┌──

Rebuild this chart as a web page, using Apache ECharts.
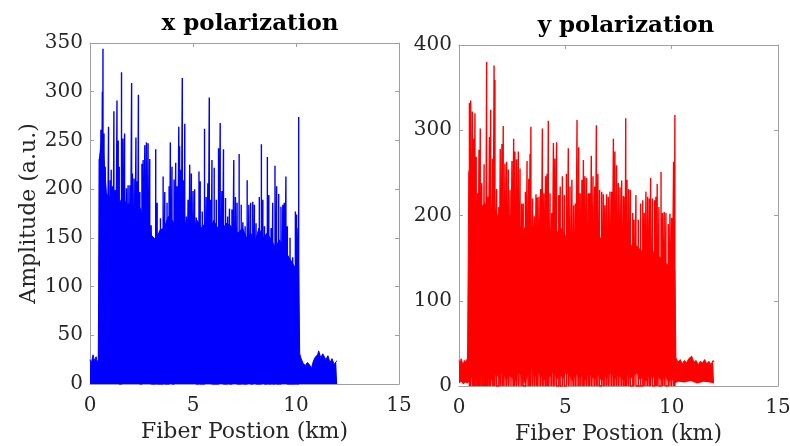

└──
┌──

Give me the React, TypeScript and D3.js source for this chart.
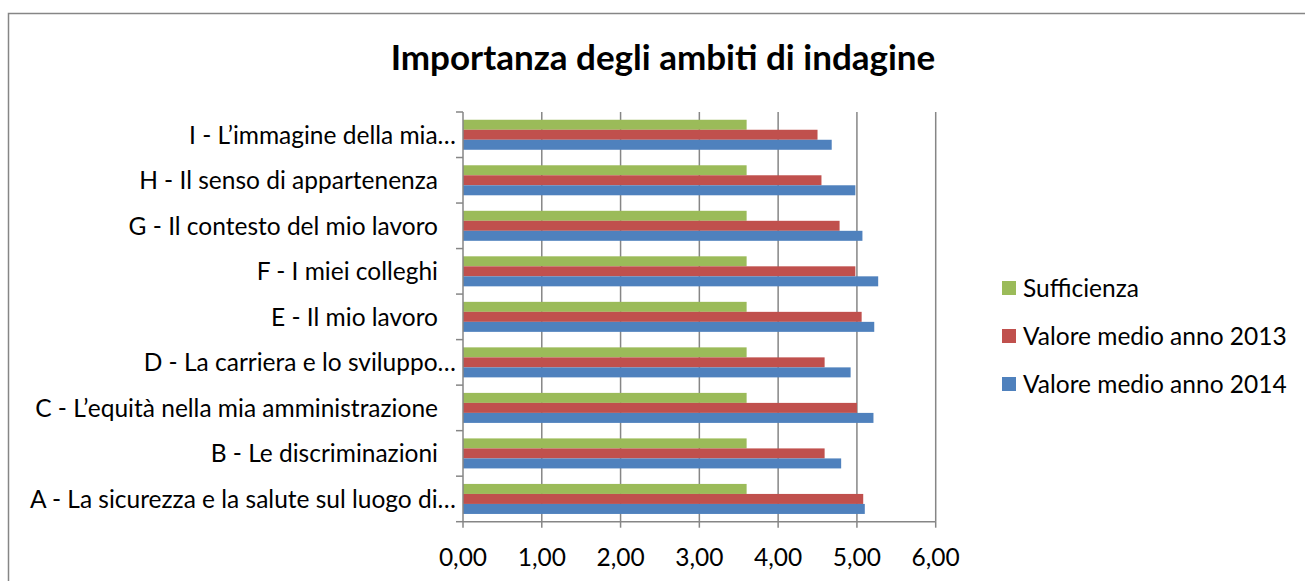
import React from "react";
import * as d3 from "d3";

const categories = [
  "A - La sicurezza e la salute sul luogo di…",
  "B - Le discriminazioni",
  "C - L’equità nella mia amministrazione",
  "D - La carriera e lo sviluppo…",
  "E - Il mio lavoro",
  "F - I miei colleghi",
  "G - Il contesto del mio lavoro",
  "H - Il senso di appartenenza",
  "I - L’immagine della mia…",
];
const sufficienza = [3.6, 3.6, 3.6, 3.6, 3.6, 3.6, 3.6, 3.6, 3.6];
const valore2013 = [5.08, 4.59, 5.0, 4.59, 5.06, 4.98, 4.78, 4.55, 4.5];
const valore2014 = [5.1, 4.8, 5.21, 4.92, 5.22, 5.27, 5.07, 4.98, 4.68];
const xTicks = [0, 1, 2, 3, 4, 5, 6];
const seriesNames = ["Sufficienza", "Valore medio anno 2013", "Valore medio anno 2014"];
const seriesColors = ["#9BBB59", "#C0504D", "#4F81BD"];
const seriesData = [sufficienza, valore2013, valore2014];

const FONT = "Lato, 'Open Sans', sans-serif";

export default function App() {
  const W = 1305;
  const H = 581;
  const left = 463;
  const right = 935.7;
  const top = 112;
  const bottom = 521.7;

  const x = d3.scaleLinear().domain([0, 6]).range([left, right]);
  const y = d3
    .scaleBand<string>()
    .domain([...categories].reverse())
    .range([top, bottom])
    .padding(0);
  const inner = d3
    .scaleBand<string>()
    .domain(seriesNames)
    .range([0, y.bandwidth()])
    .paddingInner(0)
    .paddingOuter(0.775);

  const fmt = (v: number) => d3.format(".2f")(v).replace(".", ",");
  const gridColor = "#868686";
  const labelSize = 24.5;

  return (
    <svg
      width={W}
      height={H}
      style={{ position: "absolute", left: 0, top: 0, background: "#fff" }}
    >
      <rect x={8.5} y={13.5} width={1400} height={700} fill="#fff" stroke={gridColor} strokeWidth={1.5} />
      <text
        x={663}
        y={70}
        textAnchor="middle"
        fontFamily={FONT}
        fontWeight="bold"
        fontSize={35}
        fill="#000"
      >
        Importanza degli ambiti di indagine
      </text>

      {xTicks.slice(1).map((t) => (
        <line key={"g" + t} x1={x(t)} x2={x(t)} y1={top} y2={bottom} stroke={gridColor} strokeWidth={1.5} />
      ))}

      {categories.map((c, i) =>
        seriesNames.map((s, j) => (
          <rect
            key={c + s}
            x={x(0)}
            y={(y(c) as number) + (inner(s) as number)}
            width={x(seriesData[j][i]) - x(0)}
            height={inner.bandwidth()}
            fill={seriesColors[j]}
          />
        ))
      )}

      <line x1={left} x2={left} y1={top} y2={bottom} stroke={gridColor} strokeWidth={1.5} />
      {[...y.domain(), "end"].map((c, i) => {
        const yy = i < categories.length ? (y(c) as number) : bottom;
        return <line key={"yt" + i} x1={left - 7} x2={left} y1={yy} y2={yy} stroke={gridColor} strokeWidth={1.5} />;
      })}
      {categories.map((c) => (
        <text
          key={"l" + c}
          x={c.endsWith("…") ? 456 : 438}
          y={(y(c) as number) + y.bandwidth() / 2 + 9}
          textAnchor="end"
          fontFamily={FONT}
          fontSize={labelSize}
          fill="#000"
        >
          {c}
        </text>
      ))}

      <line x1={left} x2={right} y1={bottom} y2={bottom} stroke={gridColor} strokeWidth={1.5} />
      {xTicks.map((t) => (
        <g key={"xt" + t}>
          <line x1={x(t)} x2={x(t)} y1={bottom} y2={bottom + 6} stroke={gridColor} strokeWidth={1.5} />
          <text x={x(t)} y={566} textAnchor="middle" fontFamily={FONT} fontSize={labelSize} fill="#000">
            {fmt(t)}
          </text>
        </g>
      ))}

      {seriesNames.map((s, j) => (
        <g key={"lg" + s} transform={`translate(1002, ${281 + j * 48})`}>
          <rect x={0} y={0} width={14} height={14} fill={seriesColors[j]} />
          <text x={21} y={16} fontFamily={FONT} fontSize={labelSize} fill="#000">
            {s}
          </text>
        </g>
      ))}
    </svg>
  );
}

└──
┌──

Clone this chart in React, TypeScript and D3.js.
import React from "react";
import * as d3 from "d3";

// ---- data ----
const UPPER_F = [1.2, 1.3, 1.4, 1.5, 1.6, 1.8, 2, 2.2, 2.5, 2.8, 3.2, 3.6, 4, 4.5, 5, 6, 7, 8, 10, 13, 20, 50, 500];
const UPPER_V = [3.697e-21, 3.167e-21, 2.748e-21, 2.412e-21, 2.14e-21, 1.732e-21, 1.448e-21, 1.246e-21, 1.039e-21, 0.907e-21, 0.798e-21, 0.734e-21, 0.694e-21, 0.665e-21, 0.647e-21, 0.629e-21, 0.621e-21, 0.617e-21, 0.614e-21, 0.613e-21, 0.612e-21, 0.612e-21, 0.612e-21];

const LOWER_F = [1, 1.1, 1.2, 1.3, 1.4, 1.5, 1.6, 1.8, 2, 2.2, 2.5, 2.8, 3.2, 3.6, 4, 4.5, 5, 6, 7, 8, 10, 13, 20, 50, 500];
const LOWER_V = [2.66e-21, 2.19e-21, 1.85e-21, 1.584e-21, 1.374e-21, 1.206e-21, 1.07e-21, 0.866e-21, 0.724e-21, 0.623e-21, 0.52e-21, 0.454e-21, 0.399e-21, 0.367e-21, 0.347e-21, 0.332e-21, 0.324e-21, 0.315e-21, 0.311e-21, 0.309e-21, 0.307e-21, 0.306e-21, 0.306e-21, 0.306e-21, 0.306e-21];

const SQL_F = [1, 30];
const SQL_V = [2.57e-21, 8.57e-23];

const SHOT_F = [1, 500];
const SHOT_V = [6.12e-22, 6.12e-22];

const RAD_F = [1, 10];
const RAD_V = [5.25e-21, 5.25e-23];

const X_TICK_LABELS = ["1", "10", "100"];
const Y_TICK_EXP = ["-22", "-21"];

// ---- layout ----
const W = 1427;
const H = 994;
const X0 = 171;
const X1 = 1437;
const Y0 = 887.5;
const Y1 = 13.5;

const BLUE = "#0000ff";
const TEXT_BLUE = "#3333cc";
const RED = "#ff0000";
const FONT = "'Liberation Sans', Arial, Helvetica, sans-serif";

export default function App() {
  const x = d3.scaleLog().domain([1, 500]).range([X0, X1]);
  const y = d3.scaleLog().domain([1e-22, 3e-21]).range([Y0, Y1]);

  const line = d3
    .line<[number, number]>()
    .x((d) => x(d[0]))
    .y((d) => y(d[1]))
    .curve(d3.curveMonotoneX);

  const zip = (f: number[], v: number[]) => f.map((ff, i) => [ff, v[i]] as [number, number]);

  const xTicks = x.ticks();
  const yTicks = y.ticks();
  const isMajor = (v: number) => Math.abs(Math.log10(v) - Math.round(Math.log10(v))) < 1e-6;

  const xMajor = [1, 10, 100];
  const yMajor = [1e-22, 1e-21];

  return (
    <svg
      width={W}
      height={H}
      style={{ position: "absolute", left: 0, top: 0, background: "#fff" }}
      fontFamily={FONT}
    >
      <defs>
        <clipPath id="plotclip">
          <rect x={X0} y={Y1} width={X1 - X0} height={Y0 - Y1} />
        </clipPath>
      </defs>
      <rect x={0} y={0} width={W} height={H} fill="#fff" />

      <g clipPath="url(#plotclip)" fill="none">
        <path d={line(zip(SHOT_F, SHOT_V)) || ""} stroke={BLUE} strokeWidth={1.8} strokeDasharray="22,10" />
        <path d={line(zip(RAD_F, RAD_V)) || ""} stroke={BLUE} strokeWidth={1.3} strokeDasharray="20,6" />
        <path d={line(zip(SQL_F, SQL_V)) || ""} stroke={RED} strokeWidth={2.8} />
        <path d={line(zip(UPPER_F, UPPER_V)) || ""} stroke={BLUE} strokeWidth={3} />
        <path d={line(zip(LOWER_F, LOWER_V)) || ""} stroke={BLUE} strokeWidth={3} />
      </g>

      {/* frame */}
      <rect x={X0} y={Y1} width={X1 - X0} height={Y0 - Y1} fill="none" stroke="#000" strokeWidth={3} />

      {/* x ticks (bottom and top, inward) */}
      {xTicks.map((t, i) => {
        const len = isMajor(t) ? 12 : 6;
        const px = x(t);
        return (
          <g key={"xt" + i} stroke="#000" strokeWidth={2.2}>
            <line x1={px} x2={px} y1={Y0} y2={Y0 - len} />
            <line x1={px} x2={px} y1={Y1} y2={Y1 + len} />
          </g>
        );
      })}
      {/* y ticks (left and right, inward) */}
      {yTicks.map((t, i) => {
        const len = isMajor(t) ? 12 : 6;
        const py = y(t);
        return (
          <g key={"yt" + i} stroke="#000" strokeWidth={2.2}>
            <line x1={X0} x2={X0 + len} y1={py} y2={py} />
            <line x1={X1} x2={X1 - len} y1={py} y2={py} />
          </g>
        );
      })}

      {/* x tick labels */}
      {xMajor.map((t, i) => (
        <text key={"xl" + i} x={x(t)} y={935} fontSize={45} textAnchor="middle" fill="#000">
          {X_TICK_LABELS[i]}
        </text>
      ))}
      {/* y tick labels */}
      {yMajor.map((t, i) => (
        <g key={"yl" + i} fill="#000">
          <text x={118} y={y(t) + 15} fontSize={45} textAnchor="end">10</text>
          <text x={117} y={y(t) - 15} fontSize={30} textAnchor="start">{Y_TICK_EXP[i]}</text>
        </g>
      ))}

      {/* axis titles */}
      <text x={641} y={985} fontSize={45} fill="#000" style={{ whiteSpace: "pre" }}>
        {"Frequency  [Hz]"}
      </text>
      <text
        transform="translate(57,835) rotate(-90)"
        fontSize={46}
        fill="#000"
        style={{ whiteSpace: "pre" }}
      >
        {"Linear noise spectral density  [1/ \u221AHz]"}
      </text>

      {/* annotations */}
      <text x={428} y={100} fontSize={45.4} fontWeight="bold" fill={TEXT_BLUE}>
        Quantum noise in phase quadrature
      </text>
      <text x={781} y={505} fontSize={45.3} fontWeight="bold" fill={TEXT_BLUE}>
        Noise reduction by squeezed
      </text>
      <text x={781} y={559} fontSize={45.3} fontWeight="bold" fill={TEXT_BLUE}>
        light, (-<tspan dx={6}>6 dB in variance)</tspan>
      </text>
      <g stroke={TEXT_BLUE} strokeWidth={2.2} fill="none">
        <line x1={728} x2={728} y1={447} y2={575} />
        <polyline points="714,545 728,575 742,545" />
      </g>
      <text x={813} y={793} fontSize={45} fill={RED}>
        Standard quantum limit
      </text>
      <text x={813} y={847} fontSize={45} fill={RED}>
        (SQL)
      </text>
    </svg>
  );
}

└──

● **EXERCISE**
The first line to be transcribed is the one containing "Clone this chart", and the last is the one containing "const isMajor = (v: number)". Transcribe exactly those lines and nothing else.

● **SOLUTION TO THIS EXERCISE**
Clone this chart in React, TypeScript and D3.js.
import React from "react";
import * as d3 from "d3";

// ---- data ----
const UPPER_F = [1.2, 1.3, 1.4, 1.5, 1.6, 1.8, 2, 2.2, 2.5, 2.8, 3.2, 3.6, 4, 4.5, 5, 6, 7, 8, 10, 13, 20, 50, 500];
const UPPER_V = [3.697e-21, 3.167e-21, 2.748e-21, 2.412e-21, 2.14e-21, 1.732e-21, 1.448e-21, 1.246e-21, 1.039e-21, 0.907e-21, 0.798e-21, 0.734e-21, 0.694e-21, 0.665e-21, 0.647e-21, 0.629e-21, 0.621e-21, 0.617e-21, 0.614e-21, 0.613e-21, 0.612e-21, 0.612e-21, 0.612e-21];

const LOWER_F = [1, 1.1, 1.2, 1.3, 1.4, 1.5, 1.6, 1.8, 2, 2.2, 2.5, 2.8, 3.2, 3.6, 4, 4.5, 5, 6, 7, 8, 10, 13, 20, 50, 500];
const LOWER_V = [2.66e-21, 2.19e-21, 1.85e-21, 1.584e-21, 1.374e-21, 1.206e-21, 1.07e-21, 0.866e-21, 0.724e-21, 0.623e-21, 0.52e-21, 0.454e-21, 0.399e-21, 0.367e-21, 0.347e-21, 0.332e-21, 0.324e-21, 0.315e-21, 0.311e-21, 0.309e-21, 0.307e-21, 0.306e-21, 0.306e-21, 0.306e-21, 0.306e-21];

const SQL_F = [1, 30];
const SQL_V = [2.57e-21, 8.57e-23];

const SHOT_F = [1, 500];
const SHOT_V = [6.12e-22, 6.12e-22];

const RAD_F = [1, 10];
const RAD_V = [5.25e-21, 5.25e-23];

const X_TICK_LABELS = ["1", "10", "100"];
const Y_TICK_EXP = ["-22", "-21"];

// ---- layout ----
const W = 1427;
const H = 994;
const X0 = 171;
const X1 = 1437;
const Y0 = 887.5;
const Y1 = 13.5;

const BLUE = "#0000ff";
const TEXT_BLUE = "#3333cc";
const RED = "#ff0000";
const FONT = "'Liberation Sans', Arial, Helvetica, sans-serif";

export default function App() {
  const x = d3.scaleLog().domain([1, 500]).range([X0, X1]);
  const y = d3.scaleLog().domain([1e-22, 3e-21]).range([Y0, Y1]);

  const line = d3
    .line<[number, number]>()
    .x((d) => x(d[0]))
    .y((d) => y(d[1]))
    .curve(d3.curveMonotoneX);

  const zip = (f: number[], v: number[]) => f.map((ff, i) => [ff, v[i]] as [number, number]);

  const xTicks = x.ticks();
  const yTicks = y.ticks();
  const isMajor = (v: number) => Math.abs(Math.log10(v) - Math.round(Math.log10(v))) < 1e-6;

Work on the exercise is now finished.